Такое неконвенциональное понимание буквы имеет существенное значение. Буква перестает быть лингвистическим элементом, включенным в цепочки различий и связанным с порождением смысла. Буква размечает пространство, в котором появляются связанные с ней симулякры, фигуры, не имеющие смысла и имеющие чисто пространственные конфигурации. На приговских газетах располагаются странные фантазматические существа, астральные монстры — симулякры par excellence.
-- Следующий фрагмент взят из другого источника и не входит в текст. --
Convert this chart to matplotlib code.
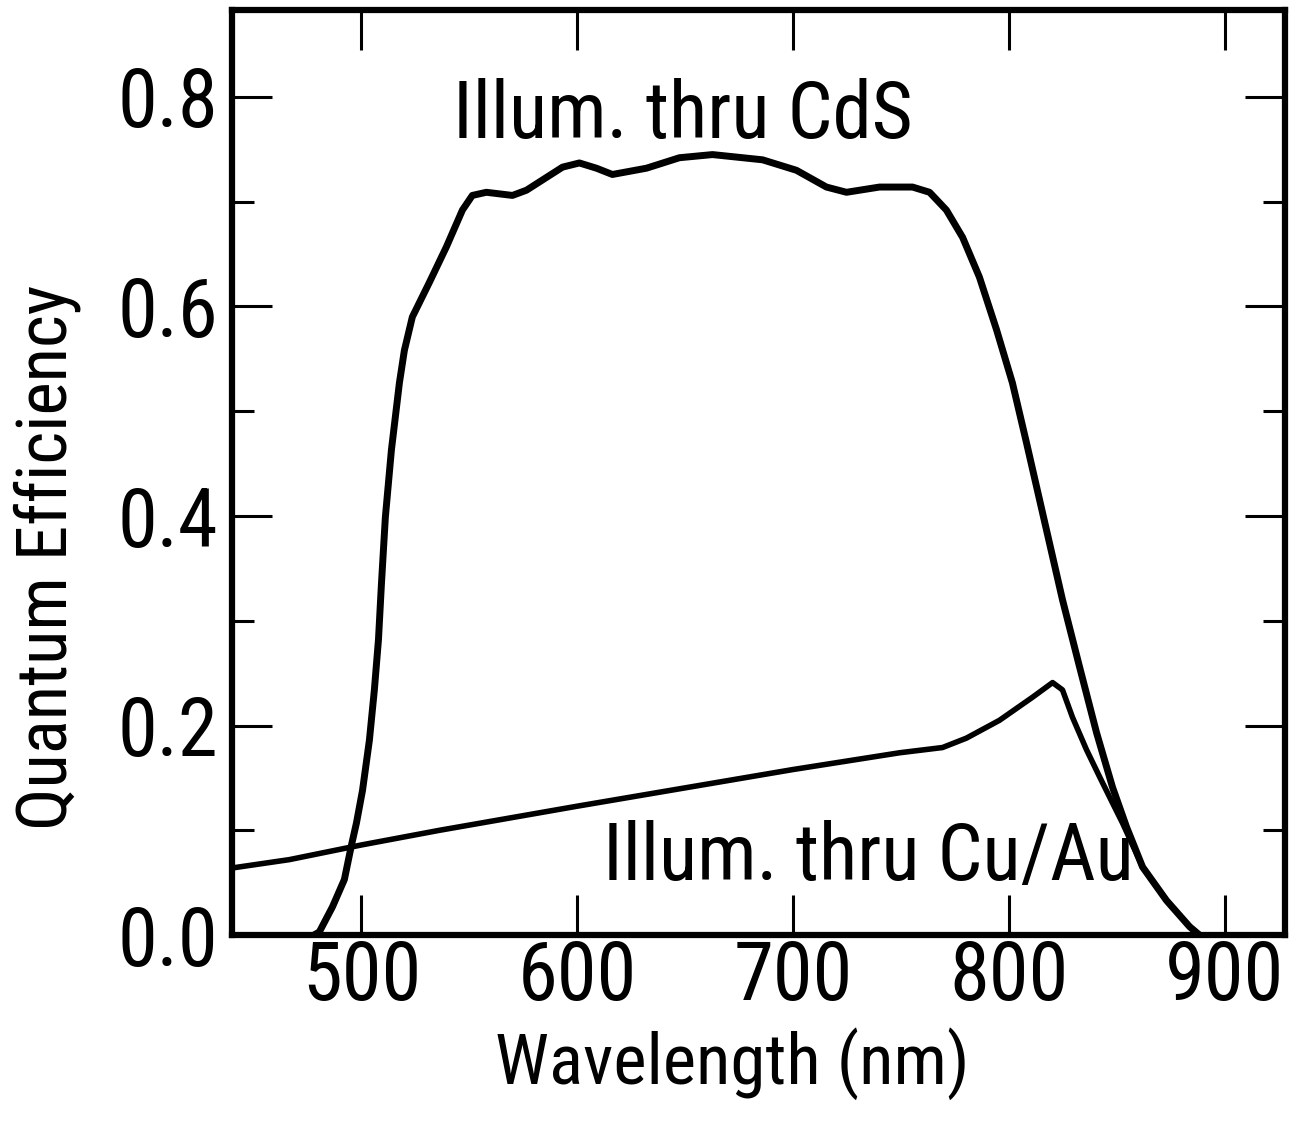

У Пригова есть текст под названием «Трансценденция», где катастрофы оказываются в прямой связи с буквенной индексацией: «Меня настигает известие о странной катастрофе где-то вдали на нашей планете, я неопределенно хмыкаю и определяю себе потерю чувственности, обозначая ее индексом Т» (ИИУ, с. 86). «Т» в данном случае — это первая буква слова «трансценденция». Катастрофа тут — потеря зримого, воображаемого, то есть очищение памяти от мнемонического образа, и одновременно это выход за пределы чувственного, который фиксируется в буквенной индексации. Это исчезновение зримого в трансцендентальном описывается в «Живите в Москве» в эпизоде учебы в Строгановском училище, которое действительно закончил Пригов. Здесь фигурирует «некий, например, Яковлев», который постоянно смотрит перед собой и созерцает «разнообразные чистые умозрительные формы» (ЖВМ, с. 269). Сам рассказчик пишет о себе, что он «изобретал всевозможные проверочные перпендикулярные, поперечные, косые и все мыслимые умопостигаемые сечения живых телесных объемов для проверки и наполнения напряжения. Да, в этом можно было полностью пропасть. И я пропадал» (ЖВМ, с. 269). Скульптура, пластическая масса, глина тут прямо исчезают в умозрительности форм и ведут к исчезновению самого скульптора.